Building artificial intelligence (AI) that aligns with human values is an unsolved problem. Here we developed a human-in-the-loop research pipeline called Democratic AI, in which reinforcement learning is used to design a social mechanism that humans prefer by majority. A large group of humans played an online investment game that involved deciding whether to keep a monetary endowment or to share it with others for collective benefit. Shared revenue was returned to players under two different redistribution mechanisms, one designed by the AI and the other by humans. The AI discovered a mechanism that redressed initial wealth imbalance, sanctioned free riders and successfully won the majority vote. By optimising for human preferences, Democratic AI offers a proof of concept for value-aligned policy innovation.
Imagine that a group of people decide to pool funds to make an investment. The investment pays off, and a profit is made.
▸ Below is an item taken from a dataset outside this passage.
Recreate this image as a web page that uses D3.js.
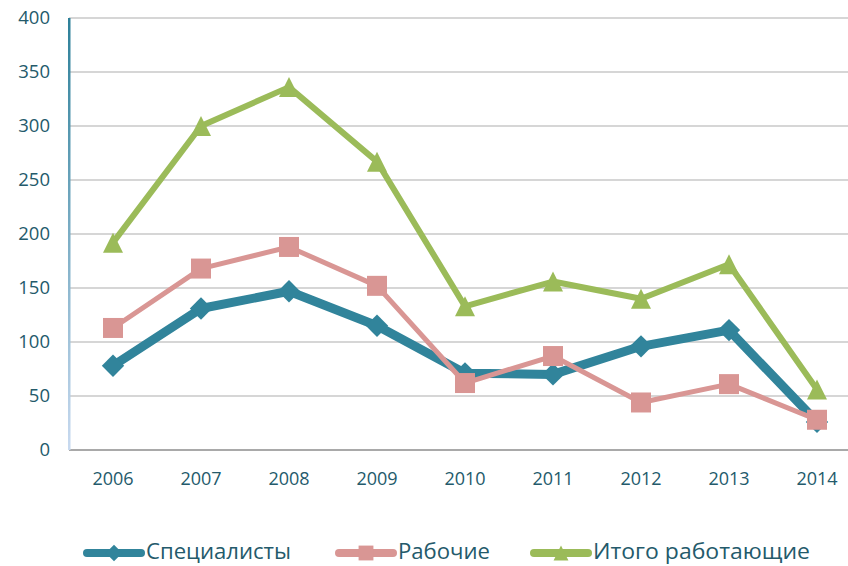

How should the proceeds be distributed? One simple strategy is to split the return equally among investors. But that might be unfair, because some people contributed more than others. Alternatively, we could pay everyone back in proportion to the size of their initial investment. That sounds fair, but what if people had different levels of assets to begin with? If two people contribute the same amount, but one is giving a fraction of their available funds, and the other is giving them all, should they receive the same share of the proceeds?
This question of how to redistribute resources in our economies and societies has long generated controversy among philosophers, economists and political scientists. Here, we use deep RL as a testbed to explore ways to address this problem.